Beginning with the line that contains "Convert this chart to Plotly code.", retype the entries below exactly, ending with the line that contains "age_values = [1.2, 1, 0.95, 0.92]". Leave out any pictures.

> GIVEN DATA
============================================================

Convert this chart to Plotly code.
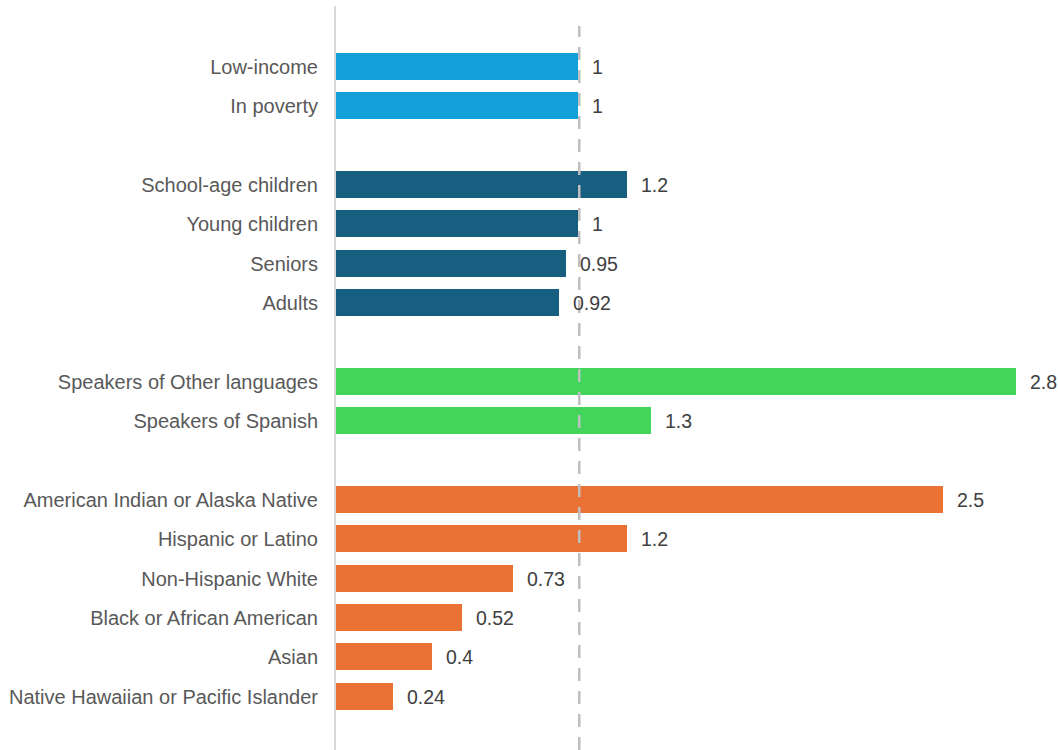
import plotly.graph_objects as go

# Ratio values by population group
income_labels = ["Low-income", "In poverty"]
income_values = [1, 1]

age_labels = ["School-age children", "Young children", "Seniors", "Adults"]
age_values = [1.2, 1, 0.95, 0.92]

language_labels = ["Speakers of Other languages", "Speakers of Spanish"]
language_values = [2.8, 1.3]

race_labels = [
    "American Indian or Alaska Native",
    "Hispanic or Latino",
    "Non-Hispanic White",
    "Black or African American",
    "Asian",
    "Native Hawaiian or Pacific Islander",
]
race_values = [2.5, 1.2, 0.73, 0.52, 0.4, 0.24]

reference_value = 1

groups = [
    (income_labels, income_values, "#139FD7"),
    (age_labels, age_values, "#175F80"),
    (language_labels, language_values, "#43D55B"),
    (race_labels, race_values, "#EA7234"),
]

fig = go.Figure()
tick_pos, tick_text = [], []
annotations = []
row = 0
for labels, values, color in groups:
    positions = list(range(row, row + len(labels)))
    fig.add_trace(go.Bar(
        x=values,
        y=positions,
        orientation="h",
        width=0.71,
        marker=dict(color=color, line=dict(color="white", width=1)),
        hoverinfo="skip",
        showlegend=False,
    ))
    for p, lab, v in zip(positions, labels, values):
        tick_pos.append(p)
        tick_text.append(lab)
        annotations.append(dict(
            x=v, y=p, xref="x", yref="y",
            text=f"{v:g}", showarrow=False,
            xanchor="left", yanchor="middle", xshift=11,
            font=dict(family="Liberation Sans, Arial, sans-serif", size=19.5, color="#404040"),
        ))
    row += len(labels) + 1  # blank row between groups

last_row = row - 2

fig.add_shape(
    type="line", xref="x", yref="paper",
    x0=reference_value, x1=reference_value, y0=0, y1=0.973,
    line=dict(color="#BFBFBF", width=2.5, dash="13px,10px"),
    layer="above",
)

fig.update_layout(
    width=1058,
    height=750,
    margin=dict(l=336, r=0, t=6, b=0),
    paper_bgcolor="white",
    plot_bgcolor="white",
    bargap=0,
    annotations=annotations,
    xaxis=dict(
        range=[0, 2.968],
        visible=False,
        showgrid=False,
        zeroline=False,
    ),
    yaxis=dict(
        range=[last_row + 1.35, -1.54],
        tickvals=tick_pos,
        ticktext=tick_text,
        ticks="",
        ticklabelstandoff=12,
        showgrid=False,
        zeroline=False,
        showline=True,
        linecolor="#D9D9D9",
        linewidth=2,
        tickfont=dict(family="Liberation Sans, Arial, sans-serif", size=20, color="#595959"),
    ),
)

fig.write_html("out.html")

============================================================

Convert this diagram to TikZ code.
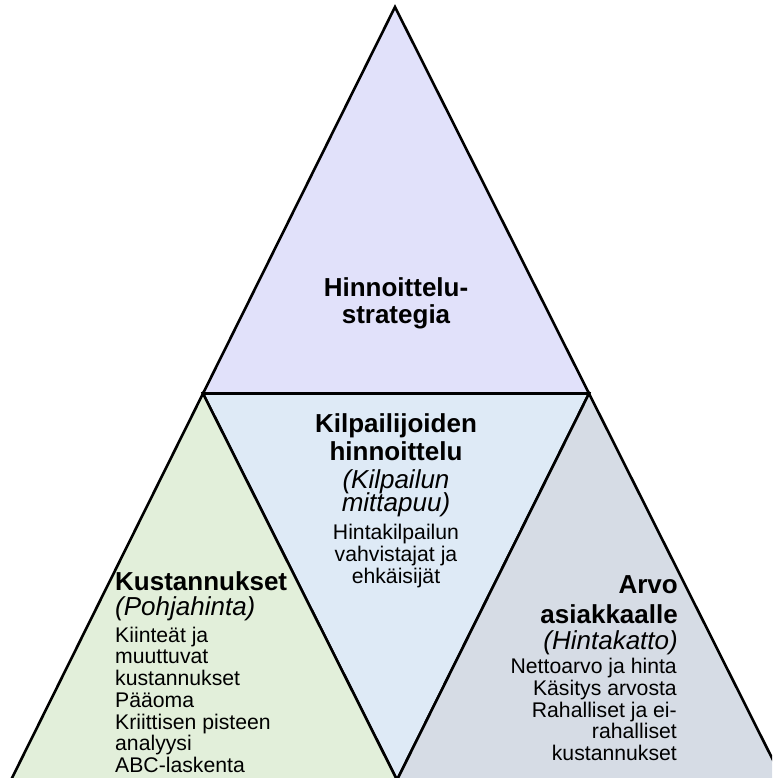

============================================================

> ANSWER TO THE EXERCISE
Convert this chart to Plotly code.
import plotly.graph_objects as go

# Ratio values by population group
income_labels = ["Low-income", "In poverty"]
income_values = [1, 1]

age_labels = ["School-age children", "Young children", "Seniors", "Adults"]
age_values = [1.2, 1, 0.95, 0.92]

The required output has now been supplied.